陸路でのブータン入りを選択させるためには、西ベンガルの場合、サムチやプンツォリンから入国して、パロに至るまでの間に、ものすごく「ここに行きたい」という観光スポットがあることが前提となる。また、アッサムの場合も、サムドゥップジョンカルやゲレフから入国して、タシガンやタシヤンツェ、チラン等でどうしても「ここに行きたい」というスポットがあることが前提だろう。そもそもこんなルートで入国しそうなそれほど多くない外国人旅行者を当て込むのは、費用対効果としてどうなのかなという疑問は、僕にはどうしても残る。

記事ではプンツォリンのことは与件として見られているので、言及はほとんどない。でも、僕は「観光」という観点ではなく、別の機能を以って南部訪問を目的化するアプローチの仕方も、検討の余地があると思っている。「プンツォリンはなんだかティンプーよりも面白いことをやってるので、行ってみようか」と思わせればいいのだ。別に、インフラ整備にお金をかけなくても、町や県の取組みが面白ければ足を運んで下さる外国人は増える。また、外国人だけじゃなく、ブータン人も増えることが見込める。そういう「発信」を、南部の県や都市、そこに立地する大学等の機関はもっとしていくことが必要だ。

もう1つ考慮すべき点は、インド側でも「仲間」となってくれそうな拠点との特別なコネクションを作っておくことだ。例えば、シリグリの木材市場とか、ジャイガオンの国境ゲートから20㎞ほどインド側に入ったところにあると言われているアマゾン・インディアのピックアップセンターとか、カリンポンのサイエンスセンターとか…。アッサム側でいえば、日本大使館やJICAのインド事務所が協力している「日本・インド北東部竹イニシアティブ」のカウンターパートとか―――。

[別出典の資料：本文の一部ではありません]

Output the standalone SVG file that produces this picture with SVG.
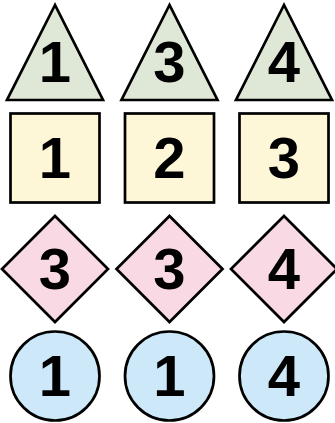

そういう、物流やイノベーションハブ、イシュー毎の域内協力の枠組み等に基づく両国内の拠点間の関係を構築して、人流の相互支援ができれば、シリグリ・バグドグラ、グワハティ経由でのブータン入国ももう少し増えるのではないだろうか。

個人的には、9月23日に国境が再開したら、カリンポンの友人を13年ぶりに尋ねてみたいと思っている。たぶん、これが最後の訪問になると思うし。